The Hyundai Ioniq 5 and Kia EV6 are the first two models to be built on Hyundai’s global E-GMP platform dedicated to electric vehicles.

At least in theory, that means these new models aren’t bound to some of the drawbacks that can hinder design, packaging, and sometimes efficiency for models adapted from internal combustion platforms. They’ve both also boasted of the capability for DC fast-charging from 10% to 80% in as little as 18 minutes.

With ratings released on Monday, the Ioniq 5 and EV6 just got their first, early indication on where they’ll stand on that efficiency point—and specifically, on range. 

The good news is that in both cases, in their longest-legged rear-wheel-drive long-range versions, the Ioniq 5 and EV6 both top 300 miles of range. 

2022 Hyundai Ioniq 5 versions - range and efficiency - Fueleconomy.gov

2022 Hyundai Ioniq 5 versions – range and efficiency – Fueleconomy.gov

The quirky 2022 Hyundai Ioniq 5 earns an EPA range rating of 303 miles in that combination, while shifting to the dual-motor version and all-wheel drive drops the range rating to 256 miles. 

So far, Hyundai has only said that it will offer the Ioniq 5’s largest pack, at 77.4 kwh. But with a smaller 58-kwh battery and rear-wheel drive, the Ioniq 5 earns a very respectable 220 miles. 

2022 Kia EV6 versions - range and efficiency - Fueleconomy.gov

2022 Kia EV6 versions – range and efficiency – Fueleconomy.gov

The 2022 Kia EV6, which looks a bit more conventionally aerodynamic, does slightly better. It earns an EPA-rated 310 miles of range in its rear-wheel-drive long-range form, with the same 77.4-kwh battery pack. In all-wheel-drive long-range form, it’s rated at 274 miles. With the smaller 58-kwh battery, in single-motor form, it goes 232 miles. 

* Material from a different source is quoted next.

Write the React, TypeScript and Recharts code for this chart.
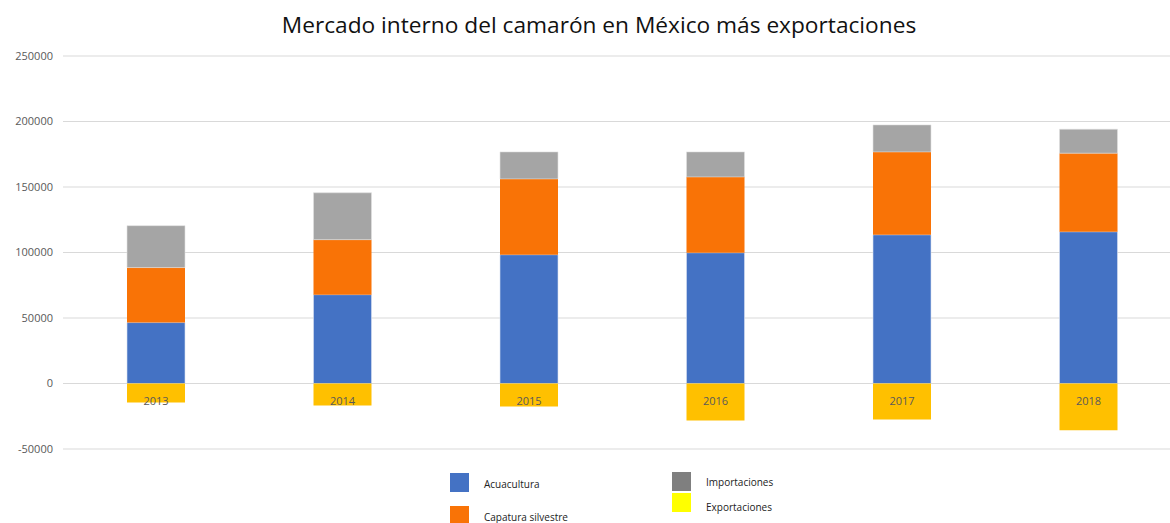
import { Bar, BarChart, CartesianGrid, XAxis, YAxis, Legend, LabelList } from 'recharts'

const years = ['2013', '2014', '2015', '2016', '2017', '2018']
const acuacultura = [46500, 67800, 98300, 99800, 113500, 115800]
const captura = [42000, 42000, 57900, 57900, 63300, 60000]
const importaciones = [32000, 35800, 20600, 19100, 20600, 18300]
const exportaciones = [-14500, -16800, -17500, -28200, -27400, -35600]
const yTicks = [-50000, 0, 50000, 100000, 150000, 200000, 250000]

const data = years.map((year, i) => ({
  year,
  Acuacultura: acuacultura[i],
  'Capatura silvestre': captura[i],
  Importaciones: importaciones[i],
  Exportaciones: exportaciones[i],
}))

const legendItems = [
  { name: 'Acuacultura', color: '#4472c4', x: 450, y: 473, dy: 1 },
  { name: 'Capatura silvestre', color: '#f97306', x: 450, y: 506, dy: 1 },
  { name: 'Importaciones', color: '#7f7f7f', x: 672, y: 472, dy: 0 },
  { name: 'Exportaciones', color: '#ffff00', x: 672, y: 493, dy: 4 },
]

// year label drawn just under the zero line, on top of the export bar
const YearLabel = (props: any) => {
  const { x, y, width, height, value } = props
  const top = Math.min(y, y + height)
  return (
    <text x={x + width / 2} y={top + 21} textAnchor="middle" fontSize={11} fill="#595959" fontFamily="Open Sans, sans-serif">
      {value}
    </text>
  )
}

const LegendBox = () => (
  <div style={{ position: 'relative', width: 1170, height: 0 }}>
    {legendItems.map((it) => (
      <div key={it.name} style={{ position: 'absolute', left: it.x, top: it.y - 449, display: 'flex', alignItems: 'center' }}>
        <div style={{ width: 19, height: 19, background: it.color }} />
        <span style={{ marginLeft: 15, fontSize: 10, color: '#222', fontFamily: 'Open Sans, sans-serif', position: 'relative', top: it.dy }}>{it.name}</span>
      </div>
    ))}
  </div>
)

export default function App() {
  return (
    <div style={{ position: 'absolute', left: 0, top: 0, width: 1170, height: 523, overflow: 'hidden', background: '#fff' }}>
      <div style={{ position: 'absolute', left: 0, top: 9, width: 1198, textAlign: 'center', fontSize: 22.7, color: '#111', fontFamily: 'Open Sans, sans-serif' }}>
        Mercado interno del camarón en México más exportaciones
      </div>
      <BarChart
        width={1182}
        height={523}
        data={data}
        stackOffset="sign"
        margin={{ top: 56, right: 0, bottom: 74, left: 0 }}
      >
        <CartesianGrid vertical={false} stroke="#d9d9d9" />
        <YAxis
          width={63}
          domain={[-50000, 250000]}
          ticks={yTicks}
          interval={0}
          axisLine={false}
          tickLine={false}
          tickMargin={4}
          tick={{ fontSize: 11, fill: '#595959', fontFamily: 'Open Sans, sans-serif' }}
        />
        <XAxis dataKey="year" hide />
        <Bar dataKey="Acuacultura" stackId="a" fill="#4472c4" stroke="#d9e1f2" strokeWidth={0.6} barSize={58} isAnimationActive={false} />
        <Bar dataKey="Capatura silvestre" stackId="a" fill="#f97306" barSize={58} isAnimationActive={false} />
        <Bar dataKey="Importaciones" stackId="a" fill="#a5a5a5" stroke="#e0e0e0" strokeWidth={0.6} barSize={58} isAnimationActive={false} />
        <Bar dataKey="Exportaciones" stackId="a" fill="#ffc000" barSize={58} isAnimationActive={false}>
          <LabelList dataKey="year" content={<YearLabel />} />
        </Bar>
        <Legend content={<LegendBox />} wrapperStyle={{ left: 0, top: 449 }} />
      </BarChart>
    </div>
  )
}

Efficiency for the EV6 models rates at 105 MPGe (3.1 miles per kwh) for the all-wheel-drive model and 117 MPGe (3.4 mi/kwh) for both single-motor models. As for the Ioniq 5, it ranges from 98 MPGe (2.9 mi/kwh) for the big-battery, dual-motor model up to 114 MPGe (3.3 mi/kwh) for the big-battery, single-motor version. Note that the range is calculated with a different method than the efficiency.

2022 Kia EV6

2022 Kia EV6

While that’s better than the Ford Mustang Mach-E, neither of the models measure up in efficiency to the Hyundai Kona Electric, which is a full size smaller but achieves 120 MPGe (nearly 3.7 mi/kwh) combined—or to the Tesla Model Y, which is about the same size and form factor of both of these low-slung crossovers. In its Long Range form, the Model Y is rated at 326 miles of range and earns an efficiency rating of 125 MPGe combined, or 3.7 mi/kwh.

2022 Hyundai Ioniq 5

2022 Hyundai Ioniq 5

First deliveries of the Ioniq 5 are due by the end of the year. Meanwhile, the EV6 isn’t arriving until early next year. While it’s unusual to see an entire model line show up in the EPA ratings potentially months before they’re reaching dealerships, the paperwork for it might have been submitted at the same time as that for the Ioniq 5, as the parent company of Hyundai and Kia has done at various times before when there’s a high level of carryover between models. 

We’re eager to check in on what gives at least one version of the Ioniq 5 that 300-mile-topping range while the rest of the lineup is quite a bit lower. With seat time in the near future—the Hyundai especially—we’ll bring you more soon.